My only gripe is about the Mad cartoon being geared towards slightly younger audiences, and some of the references I barely get... but I do like the show quite a bit. I find it superior to Robot Chicken. I can't tell you how many brilliant sketches I thought were ruined by tired jokes about drugs and sex. There was some really mean spirited one about He-Man and King Randor that was just poorly done. Though I do like a good number of their sketches (especially Captain Planet, Behind the Music with the Electric Mayhem, and Inspector Gadget and Skynet), some just fall flat... some seem poorly researched too. The Fraggle Rock one could have gone better if someone watched an episode... the Uncle Matt Postcard was there, though... everything else just wasn't.

Plus, you HAVE to like this one...


Somehow, they managed to hit the fact that TMZ is an evil organization bent on vilifying everyone in Hollywood but them.

Plus I can't find the Cobra Commander Talk show one.

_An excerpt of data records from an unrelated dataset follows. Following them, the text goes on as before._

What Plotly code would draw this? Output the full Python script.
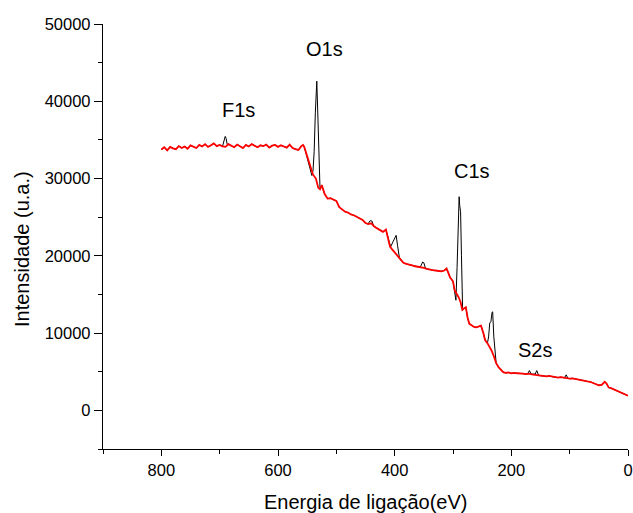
import plotly.graph_objects as go

# Background-like (red) spectrum: binding energy (eV) and intensity (u.a.)
energy = [800, 795, 790, 785, 780, 775, 770, 765, 760, 755, 750, 745, 740, 735, 730, 725,
          720, 715, 710, 705, 700, 695, 690, 685, 680, 675, 670, 665, 660, 655, 650, 645,
          640, 635, 630, 625, 620, 615, 610, 605, 600, 595, 590, 585, 580, 575, 570, 565,
          560, 557, 555, 550, 545, 540, 535, 531, 528, 525, 520, 515, 510, 505, 500, 495,
          490, 485, 480, 475, 470, 465, 460, 455, 450, 445, 440, 435, 430, 425, 420, 415,
          412, 408, 405, 400, 395, 390, 385, 380, 375, 370, 365, 360, 355, 350, 345, 340,
          335, 330, 325, 320, 315, 311, 308, 305, 300, 297, 293, 290, 287, 284, 281, 278,
          275, 272, 268, 264, 260, 256, 252, 248, 245, 241, 237, 234, 230, 226, 222, 218,
          214, 210, 205, 200, 195, 190, 185, 180, 175, 170, 165, 160, 155, 150, 145, 140,
          135, 130, 125, 120, 115, 110, 105, 100, 95, 90, 85, 80, 75, 70, 65, 60,
          55, 50, 45, 40, 37, 33, 30, 25, 20, 15, 10, 5, 0]
red_intensity = [33750, 34050, 33650, 34100, 33900, 33800, 34200, 33950, 34150, 33850, 34300, 34100, 33950, 34350, 34150, 34450,
                 34100, 34300, 34550, 34200, 34350, 34150, 34100, 34450, 34250, 34050, 34400, 34200, 33950, 34350, 34150, 34450,
                 34250, 34050, 34300, 34200, 34400, 34000, 34250, 34350, 34100, 34300, 34150, 34000, 34400, 33950, 33800, 33700,
                 34200, 34350, 34100, 32800, 31500, 30500, 30000, 28800, 28600, 29150, 28000, 27400, 27450, 27250, 27100, 26300,
                 25950, 25700, 25600, 25350, 25250, 25050, 24850, 24650, 24250, 24100, 24200, 23800, 23550, 23300, 23100, 23400,
                 22500, 21200, 20900, 20500, 20000, 19550, 19100, 18950, 18800, 18750, 18650, 18600, 18550, 18450, 18300, 18200,
                 18150, 18100, 18050, 18000, 18100, 18350, 17800, 17200, 16700, 15500, 15000, 14600, 14000, 13000, 13200, 13350,
                 12000, 11200, 11000, 10800, 10750, 10900, 10950, 10000, 9100, 8700, 8200, 7750, 7000, 6100, 5600, 5300,
                 4950, 4850, 4900, 4800, 4850, 4800, 4800, 4750, 4700, 4750, 4650, 4600, 4550, 4500, 4450, 4400,
                 4450, 4350, 4300, 4250, 4300, 4200, 4150, 4100, 4150, 4050, 4000, 3900, 3850, 3750, 3700, 3550,
                 3400, 3250, 3300, 3700, 3500, 2950, 2900, 2750, 2600, 2450, 2300, 2150, 1900]

# Measured (black) spectrum where it departs from the red curve: the photoelectron peaks
peak_energy = [
    [695, 692, 690.5, 689, 687],                                   # F1s
    [542, 540, 538, 536, 534.5, 533.5, 532, 530, 528],              # O1s
    [446, 442, 439, 436],
    [407, 403, 399, 397.5, 395, 392, 390],
    [356, 352, 350, 347],
    [297, 295, 293, 291, 289.5, 288.5, 287, 285.5, 283.5],          # C1s
    [241, 239, 237, 235, 233, 232, 230, 228, 226],
    [172, 169, 166, 159, 156.5, 153],                              # S2s
    [109, 106, 103],
]
peak_intensity = [
    [34200, 35100, 35450, 35200, 34400],
    [30400, 31000, 33500, 38500, 42500, 42600, 39000, 33000, 28700],
    [24100, 24550, 24500, 23850],
    [21150, 21800, 22600, 22650, 21300, 19800, 19550],
    [18560, 19200, 19100, 18350],
    [15500, 14250, 18500, 25500, 27650, 26500, 25700, 20000, 12950],
    [8700, 9500, 11300, 11500, 12700, 12750, 9500, 7200, 6100],
    [4750, 5150, 4700, 4700, 5150, 4500],
    [4200, 4600, 4150],
]

labels = ["F1s", "O1s", "C1s", "S2s"]
label_energy = [668, 520, 268, 159]
label_intensity = [38900, 46800, 31000, 7750]

x_title = "Energia de ligação(eV)"
y_title = "Intensidade (u.a.)"

# assemble black spectrum: red points outside peak windows + peak points
windows = [(min(e), max(e)) for e in peak_energy]
pts = [(e, i) for e, i in zip(energy, red_intensity)
       if not any(lo <= e <= hi for lo, hi in windows)]
for es, iis in zip(peak_energy, peak_intensity):
    pts += list(zip(es, iis))
pts.sort(key=lambda p: -p[0])
black_energy = [p[0] for p in pts]
black_intensity = [p[1] for p in pts]

FONT = "Liberation Sans, Arial, sans-serif"
W, H = 633, 513
ML, MR, MT, MB = 103, 5, 24, 64
PW, PH = W - ML - MR, H - MT - MB

fig = go.Figure()
fig.add_trace(go.Scatter(x=black_energy, y=black_intensity, mode="lines",
                         line=dict(color="black", width=1), showlegend=False))
fig.add_trace(go.Scatter(x=energy, y=red_intensity, mode="lines",
                         line=dict(color="#ff0000", width=1.8), showlegend=False))

for t, x, y in zip(labels, label_energy, label_intensity):
    fig.add_annotation(x=x, y=y, text=t, showarrow=False,
                       font=dict(family=FONT, size=20, color="black"))

# axis titles (paper coords from pixel positions)
fig.add_annotation(xref="paper", yref="paper", x=(365 - ML) / PW, y=(H - MB - 502) / PH,
                   text=x_title, showarrow=False, xanchor="center", yanchor="middle",
                   font=dict(family=FONT, size=20, color="black"))
fig.add_annotation(xref="paper", yref="paper", x=(22 - ML) / PW, y=(H - MB - 249) / PH,
                   text=y_title, showarrow=False, textangle=-90, xanchor="center", yanchor="middle",
                   font=dict(family=FONT, size=20, color="black"))

fig.update_layout(
    width=W, height=H,
    margin=dict(l=ML, r=MR, t=MT, b=MB, autoexpand=False),
    paper_bgcolor="white", plot_bgcolor="white",
    font=dict(family=FONT, color="black"),
    showlegend=False,
)
fig.update_xaxes(
    range=[900, 0], tick0=0, dtick=200, showgrid=False, zeroline=False, automargin=False,
    showline=True, linecolor="black", linewidth=1.3, ticklabeloverflow="allow",
    ticks="outside", ticklen=6, tickwidth=1.3, tickcolor="black",
    tickfont=dict(family=FONT, size=16.5, color="black"),
    minor=dict(dtick=100, tick0=0, ticks="outside", ticklen=4, tickwidth=1.3, tickcolor="black", showgrid=False),
)
fig.update_yaxes(
    range=[-5000, 50000], tick0=0, dtick=10000, tickformat="d", showgrid=False, zeroline=False, automargin=False,
    showline=True, linecolor="black", linewidth=1.3,
    ticks="outside", ticklen=8, tickwidth=1.3, tickcolor="black",
    tickfont=dict(family=FONT, size=16.5, color="black"),
    minor=dict(dtick=5000, tick0=0, ticks="outside", ticklen=4, tickwidth=1.3, tickcolor="black", showgrid=False),
)

fig.write_html("out.html", config={"displayModeBar": False},
               post_script="document.body.style.margin='0';document.body.style.overflow='hidden';")
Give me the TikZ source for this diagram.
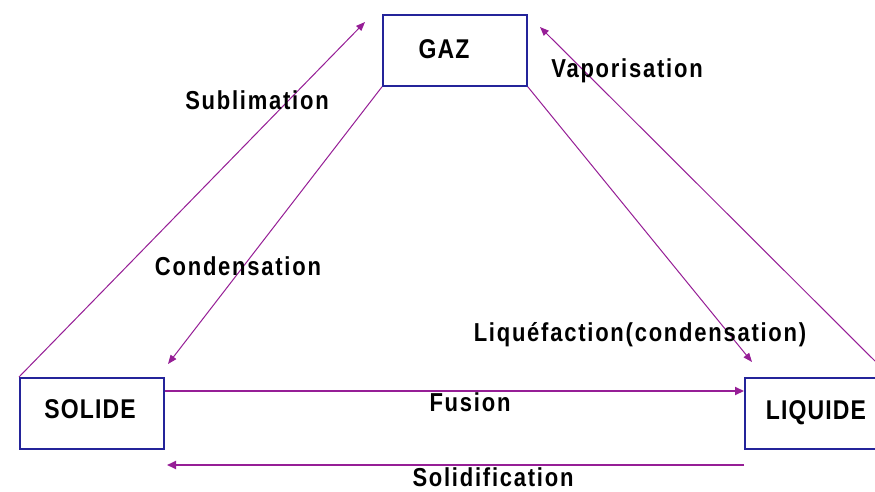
\documentclass[tikz,border=0pt]{standalone}
\usepackage{fontspec}
\usepackage{graphicx}
\setmainfont{Liberation Sans}
\newfontfamily\lblfont[LetterSpace=8]{Liberation Sans}
\newfontfamily\boxfont[LetterSpace=5]{Liberation Sans}
\newcommand{\tallt}[1]{\scalebox{1}[1.18]{#1}}
\usetikzlibrary{arrows.meta}
\definecolor{boxblue}{HTML}{24249A}
\definecolor{arrpurple}{HTML}{961E96}
\begin{document}
\begin{tikzpicture}[x=1pt,y=-1pt,
  statebox/.style={draw=boxblue, line width=1.8pt, minimum width=144pt, minimum height=71pt, inner sep=0pt, anchor=north west},
  boxtext/.style={font=\boxfont\fontsize{23}{27}\selectfont\bfseries, inner sep=0pt},
  lbl/.style={font=\lblfont\fontsize{22}{26}\selectfont\bfseries, text=black, inner sep=0pt},
  conn/.style={draw=arrpurple, line width=1pt, -{Triangle[length=9pt,width=7pt]}},
  thickconn/.style={draw=arrpurple, line width=2pt, -{Triangle[length=9pt,width=8pt]}}
]
\useasboundingbox (0,0) rectangle (875,492);
\clip (0,0) rectangle (875,492);
\fill[white] (0,0) rectangle (875,492);

\node[statebox] (gaz) at (382,14) {};
\node[statebox] (solide) at (19,377) {};
\node[statebox] (liquide) at (744,377) {};
\node[boxtext] (tgaz) at (444,49) {\tallt{GAZ}};
\node[boxtext] (tsolide) at (90,409) {\tallt{SOLIDE}};
\node[boxtext] (tliquide) at (816,413) {\tallt{LIQUIDE}};

\coordinate (subtip) at (365,22);
\coordinate (vapstart) at (890,376);
\coordinate (vaptip) at (540,27);
\coordinate (contip) at (168,364);
\coordinate (liqtip) at (752,362);
\coordinate (soltip) at (167,465);
\coordinate (solstart) at (744,465);

\draw[conn] (solide.north west) -- (subtip);
\draw[conn] (vapstart) -- (vaptip);
\draw[conn] (gaz.south west) -- (contip);
\draw[conn] (gaz.south east) -- (liqtip);
\draw[thickconn] (solide.east |- 0,391) -- (liquide.west |- 0,391);
\draw[thickconn] (solstart) -- (soltip);

\node[lbl] (lsub) at (257,100) {\tallt{Sublimation}};
\node[lbl] (lvap) at (627,71) {\tallt{Vaporisation}};
\node[lbl] (lcon) at (238,266) {\tallt{Condensation}};
\node[lbl] (lliq) at (640,335) {\tallt{Liquéfaction(condensation)}};
\node[lbl] (lfus) at (470,402) {\tallt{Fusion}};
\node[lbl] (lsol) at (493,477) {\tallt{Solidification}};
\end{tikzpicture}
\end{document}
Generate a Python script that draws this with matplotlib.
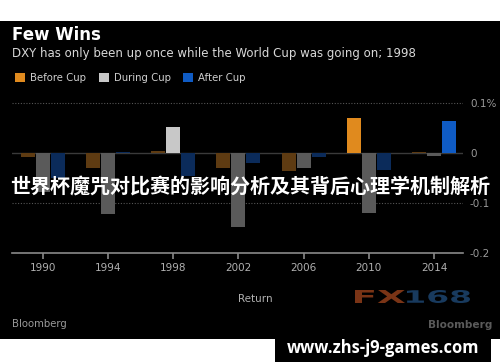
import matplotlib.pyplot as plt
import numpy as np
from matplotlib.patches import Patch, Rectangle, PathPatch
from matplotlib.textpath import TextPath
from matplotlib.font_manager import FontProperties
from matplotlib.transforms import Affine2D

plt.rcParams['font.family'] = ['DejaVu Sans']

years = [1990, 1994, 1998, 2002, 2006, 2010, 2014]
before_cup = [-0.007, -0.030, 0.005, -0.030, -0.035, 0.071, 0.002]
during_cup = [-0.078, -0.122, 0.053, -0.147, -0.029, -0.120, -0.005]
after_cup = [-0.050, 0.003, -0.045, -0.020, -0.007, -0.033, 0.065]

# one highlighted bar per series, the rest dimmed
before_hl = 2010
during_hl = 1998
after_hl = 2014

bright = ['#e08a1e', '#c8c8c8', '#0f5bc4']
dim = ['#5e3b12', '#5a5a5a', '#0b2b5a']

W, H = 500, 362
fig = plt.figure(figsize=(5.0, 3.62), dpi=100)
fig.patch.set_facecolor('white')
fig.patches.append(Rectangle((0, 23 / H), 1, 318 / H, transform=fig.transFigure,
                             facecolor='black', edgecolor='none', zorder=-5))

ax = fig.add_axes([12 / W, (H - 253) / H, 451 / W, 160 / H])
ax.set_facecolor('none')

x = np.array(years)
off, bw = 0.92, 0.86
series = [(before_cup, -off, before_hl), (during_cup, 0, during_hl), (after_cup, off, after_hl)]
for i, (vals, dx, hl) in enumerate(series):
    cols = [bright[i] if y == hl else dim[i] for y in years]
    ax.bar(x + dx, vals, width=bw, color=cols, zorder=3)

ax.set_xlim(1988.1, 2015.78)
ax.set_ylim(-0.2, 0.12)
ax.axhline(0, color='#3a3a3a', lw=1, zorder=2)
for yv in [0.1, -0.1]:
    ax.axhline(yv, color='#555555', lw=0.8, ls=(0, (1, 1.5)), zorder=1)

for s in ['top', 'left', 'right']:
    ax.spines[s].set_visible(False)
ax.spines['bottom'].set_color('#8a8a8a')
ax.spines['bottom'].set_linewidth(1.2)

ax.set_xticks(years)
ax.set_xticklabels([str(y) for y in years])
ax.tick_params(axis='x', colors='#8a8a8a', length=4, width=1.2, labelsize=7.5,
               labelcolor='#b0b0b0', pad=3)
ax.yaxis.tick_right()
ax.set_yticks([0.1, 0, -0.1, -0.2])
ax.set_yticklabels(['0.1%', '0', '-0.1', '-0.2'])
ax.tick_params(axis='y', length=0, labelsize=7.5, labelcolor='#9a9a9a', pad=5)

fig.text(12 / W, 1 - 35 / H, 'Few Wins', color='white', fontsize=12,
         fontweight='bold', va='center')
fig.text(12 / W, 1 - 54 / H, 'DXY has only been up once while the World Cup was going on; 1998',
         color='#d8d8d8', fontsize=8.5, va='center')

handles = [Patch(facecolor=c, edgecolor='none') for c in bright]
fig.legend(handles, ['Before Cup', 'During Cup', 'After Cup'], loc='center left',
           bbox_to_anchor=(6 / W, 1 - 78 / H), ncol=3, frameon=False, fontsize=7.3,
           labelcolor='#cfcfcf', handlelength=1.0, handleheight=1.0,
           handletextpad=0.5, columnspacing=1.2)

fig.text(255 / W, 1 - 299 / H, 'Return', color='#b0b0b0', fontsize=7.5,
         ha='center', va='center')
fig.text(12 / W, 1 - 324 / H, 'Bloomberg', color='#9a9a9a', fontsize=7.3, va='center')

# FX168 watermark, stretched wide
def wide_text(s, x0, y0, w, h, color):
    tp = TextPath((0, 0), s, size=10, prop=FontProperties(family='DejaVu Sans', weight='bold'))
    ext = tp.get_extents()
    tr = (Affine2D().translate(-ext.x0, -ext.y0)
          .scale(w / ext.width, h / ext.height).translate(x0, H - y0 - h))
    fig.patches.append(PathPatch(tr.transform_path(tp), transform=None,
                                 facecolor=color, edgecolor='none', zorder=-1))

dpi_scale = fig.dpi / 100
wide_text('FX', 355, 290, 50, 13, '#7a3416')
wide_text('168', 407, 290, 63, 13, '#183a5e')
fig.text(492 / W, 1 - 325 / H, 'Bloomberg', color='#5a5a5a', fontsize=7.6, fontweight='bold',
         va='center', ha='right')

fig.text(250 / W, 1 - 186 / H, '世界杯魔咒对比赛的影响分析及其背后心理学机制解析',
         family=['Noto Sans CJK SC', 'DejaVu Sans'], fontweight='bold', fontsize=14.45,
         color='white', ha='center', va='center')

fig.patches.append(Rectangle((275 / W, 0), 216 / W, 24 / H, transform=fig.transFigure,
                             facecolor='black', edgecolor='none', zorder=-5))
fig.text(383 / W, 1 - 348 / H, 'www.zhs-j9-games.com', color='white', fontsize=11.9,
         fontweight='bold', family=['Open Sans', 'DejaVu Sans'], ha='center', va='center')

fig.savefig('out.png', dpi=100)
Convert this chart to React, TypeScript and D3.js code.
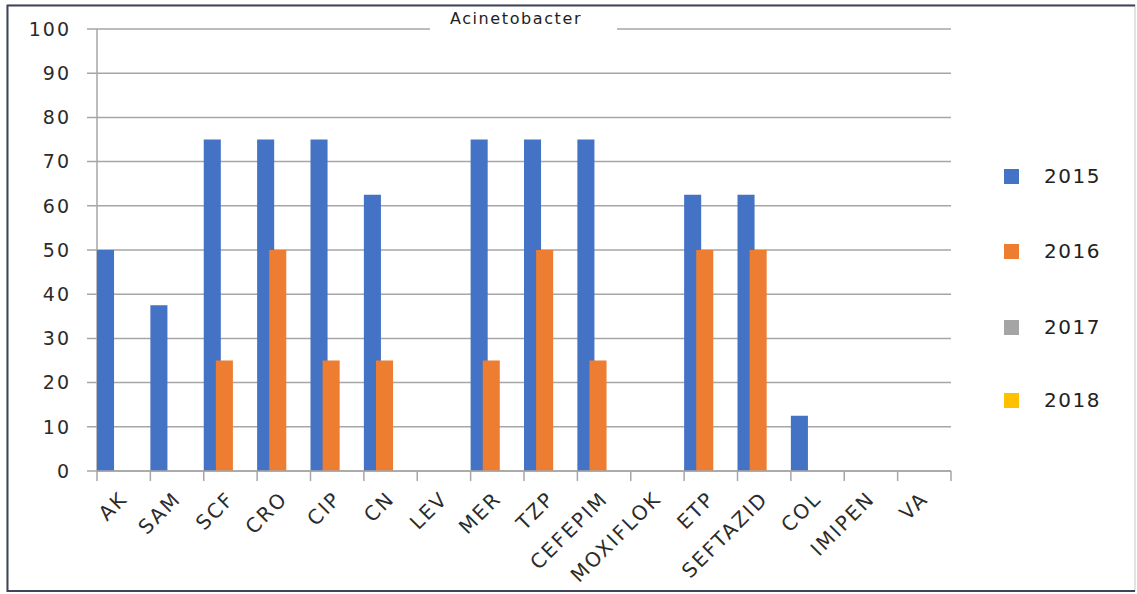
import React from "react";
import * as d3 from "d3";

const categories = ["AK", "SAM", "SCF", "CRO", "CIP", "CN", "LEV", "MER", "TZP", "CEFEPIM", "MOXIFLOK", "ETP", "SEFTAZID", "COL", "IMIPEN", "VA"];
const seriesNames = ["2015", "2016", "2017", "2018"];
const values2015 = [50, 37.5, 75, 75, 75, 62.5, 0, 75, 75, 75, 0, 62.5, 62.5, 12.5, 0, 0];
const values2016 = [0, 0, 25, 50, 25, 25, 0, 25, 50, 25, 0, 50, 50, 0, 0, 0];
const values2017 = [0, 0, 0, 0, 0, 0, 0, 0, 0, 0, 0, 0, 0, 0, 0, 0];
const values2018 = [0, 0, 0, 0, 0, 0, 0, 0, 0, 0, 0, 0, 0, 0, 0, 0];
const yTicks = [0, 10, 20, 30, 40, 50, 60, 70, 80, 90, 100];
const colors = ["#4472c4", "#ed7d31", "#a5a5a5", "#ffc000"];

const W = 1137;
const H = 594;
const plot = { left: 97, right: 951, top: 29, bottom: 471 };
const FONT = "'DejaVu Sans', Verdana, sans-serif";
const TEXT = "#2b2b2b";

export default function App() {
  const series = [values2015, values2016, values2017, values2018];
  const x = d3.scaleBand<string>().domain(categories).range([plot.left, plot.right]).padding(0);
  const y = d3.scaleLinear().domain([0, 100]).range([plot.bottom, plot.top]);
  const band = x.bandwidth();
  const overlap = 0.29;
  const barW = band / (series.length - (series.length - 1) * overlap);
  const step = barW * (1 - overlap);
  const legendY = [176, 251, 327, 400];
  const gridColor = "#a6a6a6";

  return (
    <svg width={W} height={H} style={{ position: "absolute", left: 0, top: 0, background: "#fff" }}>
      {/* outer frame */}
      <rect x={7} y={5} width={1128} height={586} fill="#fff" stroke="#c8c8c8" strokeWidth={1} />
      <line x1={7} x2={1135} y1={5.5} y2={5.5} stroke="#3e4556" strokeWidth={2} />
      <line x1={7} x2={1135} y1={591} y2={591} stroke="#3e4556" strokeWidth={2} />
      <line x1={7.5} x2={7.5} y1={5} y2={592} stroke="#3e4556" strokeWidth={2} />

      {/* gridlines */}
      {yTicks.map((t) => (
        <line key={t} x1={plot.left - 10} x2={plot.right} y1={y(t)} y2={y(t)} stroke={gridColor} strokeWidth={1.5} />
      ))}
      {/* y axis */}
      <line x1={plot.left} x2={plot.left} y1={plot.top} y2={plot.bottom} stroke={gridColor} strokeWidth={1.5} />
      {yTicks.map((t) => (
        <text key={t} x={71} y={y(t)} dy="0.36em" textAnchor="end" fontFamily={FONT} fontSize={19} letterSpacing={2} fill={TEXT}>
          {t}
        </text>
      ))}

      {/* bars */}
      {series.map((vals, si) =>
        categories.map((c, ci) =>
          vals[ci] > 0 ? (
            <rect
              key={`${si}-${c}`}
              x={(x(c) as number) + si * step}
              y={y(vals[ci])}
              width={barW}
              height={y(0) - y(vals[ci])}
              fill={colors[si]}
            />
          ) : null
        )
      )}

      {/* x axis */}
      <line x1={plot.left} x2={plot.right} y1={plot.bottom} y2={plot.bottom} stroke={gridColor} strokeWidth={1.5} />
      {categories.map((c) => (
        <line key={c} x1={x(c) as number} x2={x(c) as number} y1={plot.bottom} y2={plot.bottom + 10} stroke={gridColor} strokeWidth={1.5} />
      ))}
      <line x1={plot.right} x2={plot.right} y1={plot.bottom} y2={plot.bottom + 10} stroke={gridColor} strokeWidth={1.5} />
      {categories.map((c) => {
        const cx = (x(c) as number) + band / 2 - 2;
        const cy = plot.bottom + 22;
        return (
          <text
            key={c}
            transform={`translate(${cx},${cy}) rotate(-45)`}
            textAnchor="end"
            dy="0.5em"
            fontFamily={FONT}
            fontSize={20}
            letterSpacing={2}
            fill={TEXT}
          >
            {c}
          </text>
        );
      })}

      {/* title */}
      <rect x={430} y={10} width={187} height={24} fill="#fff" />
      <text x={516} y={24} textAnchor="middle" fontFamily={FONT} fontSize={16} letterSpacing={1.6} fill="#222">
        Acinetobacter
      </text>

      {/* legend */}
      {seriesNames.map((s, i) => (
        <g key={s}>
          <rect x={1004} y={legendY[i] - 7} width={15} height={15} fill={colors[i]} />
          <text x={1044} y={legendY[i]} dy="0.36em" fontFamily={FONT} fontSize={20} letterSpacing={1.5} fill="#222">
            {s}
          </text>
        </g>
      ))}
    </svg>
  );
}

I think I've seen a clip of Regular Show but never cared for it.
Trust me... you can't tell from a clip of Regular Show. I was all set to dismiss it until I saw an episode. On the one hand, it's got a slacker comedy angle, but then something completely weird happens in every episode that makes the show just... weird and wonderful. I never thought I'd like it, and now I'm a huge fan.